Thursday, April 24, 2008

Not Brooke Shields, Not Gwyneth Paltrow

So here's the thing.
I don't exactly have an edited 'Ditz gets it done excerpt ready. Darn the #$%&!!! printer, but I do have two shorts from my new Work In Progress 'Thintentions'
About a young girl with body issues and six perfect sisters who are marrying at an alarming rate.
First excerpt is today and I'll hopefully get the second one up this weekend sometime.
And BTW, have you noticed that Brooke Shields is like the new poster girl for good parenting? she's in no less than three ads in Parents this month. UMM, no offense, but when did celebrities with endless supplies of nannies and income get to tell me how to effectively parent?

Thintentions excerpt #1 Enjoy! and Share!


I have six sisters.
That’s right, six. I am one of seven girls. Eventually, my parents gave up on trying to have a boy and started marrying their daughters off. I have been a bridesmaid and/or maid of honor in three weddings. The fourth is all set to go in two months and while I try to be happy for my sisters and I am, happy, but sometimes I feel like the most unmarriable girl on the planet. My sisters are graceful gazelles, and I am a galumphing walrus. They’ve all floated through life dancing, cheerleading, singing like an angel, or other equally feminine pursuits. While I, on the other hand, am a proud trumpet player and crackerjack chess player, and have never ever in my whole life worn a tutu. Nor do I have any sort of perverse desire to do so now that my days of possible cute ballerina are over.
In every photo of my painful and restless childhood, I am squeezed in a corner of the picture, looking miserable and well, fat. Not that I was, or am, really, truly fat. I’m just not as thin as Missy, Chrissy, Candy, Penelope, Sandra or Constance. They are thin as whips and tall as the father who checked out mentally, economically and socially when Missy, the youngest, turned two. I topped out at five three and hover in the young double digits, which makes me look like the ball to my sisters’ bats.
It only got worse after high school. I stopped being athletic in any way. No more softball picnics, no more marching band camps, bring on the freshman fifteen for me and for my rail thin sister Penelope who was born a mere eleven months after me, and by default became my roommate. Penny was content to listen to pan flute music and do Pilates while I scared our mothers’ homemade care packages and lay in bed moaning about Luke.

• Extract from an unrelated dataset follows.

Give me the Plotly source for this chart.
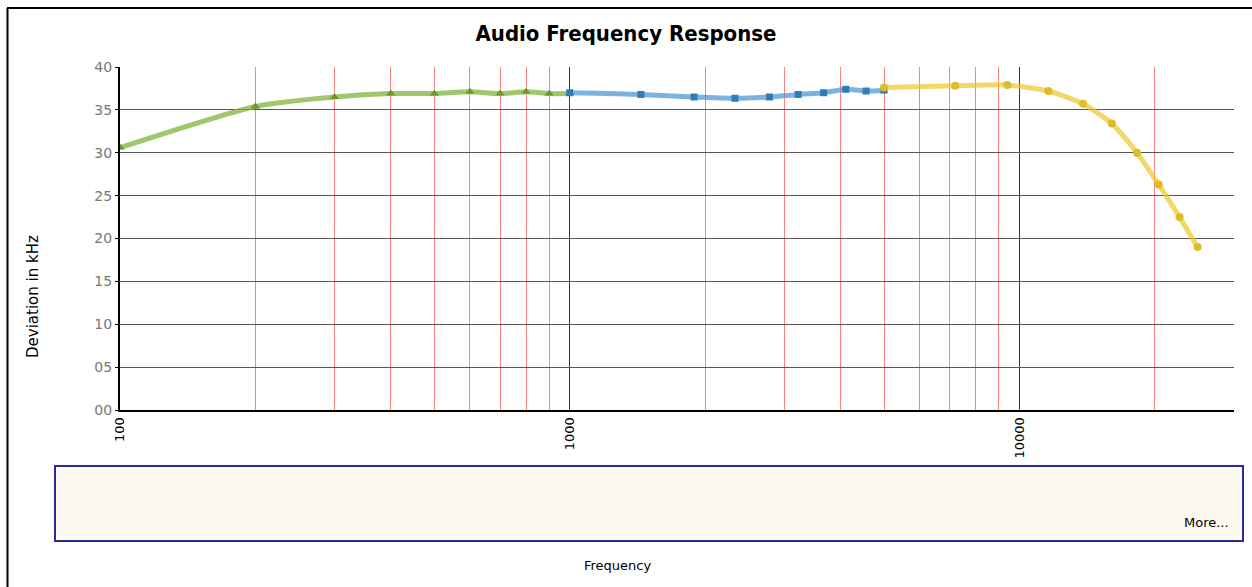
import plotly.graph_objects as go
import math

# ---- data ----
low_freq = [100, 200, 300, 400, 500, 600, 700, 800, 900, 1000]
low_dev = [30.6, 35.4, 36.5, 36.9, 36.9, 37.1, 36.9, 37.1, 36.9, 36.9]

mid_freq = [1000, 1440, 1890, 2330, 2780, 3220, 3670, 4110, 4560, 5000]
mid_dev = [37.0, 36.8, 36.5, 36.35, 36.5, 36.8, 37.0, 37.4, 37.2, 37.3]

high_freq = [5000, 7200, 9400, 11600, 13850, 16050, 18250, 20400, 22700, 24900]
high_dev = [37.6, 37.8, 37.9, 37.2, 35.7, 33.4, 30.0, 26.3, 22.5, 19.0]

major_ticks = [100, 1000, 10000]
major_labels = ["100", "1000", "10000"]
minor_ticks = [200, 300, 400, 500, 600, 700, 800, 900,
               2000, 3000, 4000, 5000, 6000, 7000, 8000, 9000,
               20000, 30000]
y_ticks = [0, 5, 10, 15, 20, 25, 30, 35, 40]

fig = go.Figure()

series = [
    (low_freq, low_dev, "rgba(130,180,60,0.75)", "#6a9a2a", "triangle-up", 8),
    (mid_freq, mid_dev, "rgba(70,145,205,0.7)", "#2f7db8", "square", 7),
    (high_freq, high_dev, "rgba(235,200,40,0.7)", "#dcbc28", "circle", 8),
]
for xs, ys, lc, mc, sym, ms in series:
    fig.add_trace(go.Scatter(
        x=xs, y=ys, mode="lines+markers",
        line=dict(color=lc, width=5, shape="spline", smoothing=0.6),
        marker=dict(color=mc, symbol=sym, size=ms),
        showlegend=False, hoverinfo="x+y",
    ))

W, H = 1252, 587
L, R, T, B = 120, 18, 67, 177
pw, ph = W - L - R, H - T - B

def px(xpix):
    return (xpix - L) / pw

def py(ypix):
    return (H - B - ypix) / ph

TXT = "DejaVu Sans, Verdana, sans-serif"

fig.update_layout(
    width=W, height=H,
    margin=dict(l=L, r=R, t=T, b=B),
    paper_bgcolor="white", plot_bgcolor="white",
    title=dict(text="<b>Audio Frequency Response</b>", x=0.5, xanchor="center",
               y=1 - 33 / H, yanchor="middle",
               font=dict(family="DejaVu Sans Condensed, DejaVu Sans, Arial", size=22, color="black")),
    font=dict(family=TXT),
    xaxis=dict(
        type="log", range=[2, math.log10(30000)],
        tickmode="array", tickvals=major_ticks, ticktext=major_labels,
        tickangle=-90, tickfont=dict(size=13, color="black"),
        showgrid=True, gridcolor="#5a2a2a", gridwidth=1,
        minor=dict(tickmode="array", tickvals=minor_ticks, showgrid=True,
                   gridcolor="rgba(255,90,90,0.75)", gridwidth=1.3, ticklen=0),
        showline=True, linecolor="black", linewidth=2,
        ticks="", zeroline=False,
    ),
    yaxis=dict(
        range=[0, 40], tickmode="array", tickvals=y_ticks,
        tickformat="02d", tickfont=dict(size=14, color="#777777"),
        showgrid=True, gridcolor="#555555", gridwidth=1,
        showline=True, linecolor="black", linewidth=2,
        ticks="outside", ticklen=3, tickcolor="black",
        zeroline=False,
    ),
)

fig.add_annotation(text="Deviation in kHz", xref="paper", yref="paper",
                   x=px(33), y=py(297), xanchor="center", yanchor="middle",
                   textangle=-90, showarrow=False,
                   font=dict(size=15, color="black", family=TXT))
fig.add_annotation(text="Frequency", xref="paper", yref="paper",
                   x=px(617), y=py(565), xanchor="center", yanchor="middle",
                   showarrow=False,
                   font=dict(size=13, color="black", family=TXT))

# legend-like box
fig.add_shape(type="rect", xref="paper", yref="paper",
              x0=px(55), x1=px(1243), y0=py(541), y1=py(466),
              line=dict(color="#2a2a9a", width=2), fillcolor="#fdf9f0", layer="below")
fig.add_annotation(text="More...", xref="paper", yref="paper",
                   x=px(1231), y=py(522), xanchor="right", yanchor="middle",
                   showarrow=False,
                   font=dict(size=13, color="black", family=TXT))

# outer frame lines (top and left)
fig.add_shape(type="line", xref="paper", yref="paper",
              x0=px(7), x1=px(1252), y0=py(8), y1=py(8),
              line=dict(color="black", width=2))
fig.add_shape(type="line", xref="paper", yref="paper",
              x0=px(7.5), x1=px(7.5), y0=py(8), y1=py(587),
              line=dict(color="black", width=2))

fig.write_html("out.html", config={"displayModeBar": False},
               post_script="document.body.style.margin='0';document.body.style.overflow='hidden';")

The boy who got away. Isn’t there always a boy who got away? I try to make myself feel better about Luke by telling myself that he really is a boy and not a man, and even though I deluded myself about our relationship, it was nonetheless devastating when I walked into his dorm with a bag of cool Ranch Doritos and a six-pack, hollering about the futurama marathon, only to see him with his face buried in the crotch of Tami or Toni something or other. I really thought I could wear Luke down. He totally got me, and I got him, or so I thought. We had started out studying together, one of the mindless freshman classes that you’re forced to take to assimilate to college life. He was cute in a messy not-quite-grown-up-yet sort of way and I loved that. He seemed not averse to my relative short and chubbiness, and so we forged a friendship built on comfort and overt desire on my part. Looking back it may have been free adoration, beer and chips on his part. But we pressed forward, and even when our class ended, we continued to hang out, that is until I caught the up close and personal fellatio show in his dorm, then I ran back to my dorm, where Penny patted my back and tried not to say I told you so. Just a thought.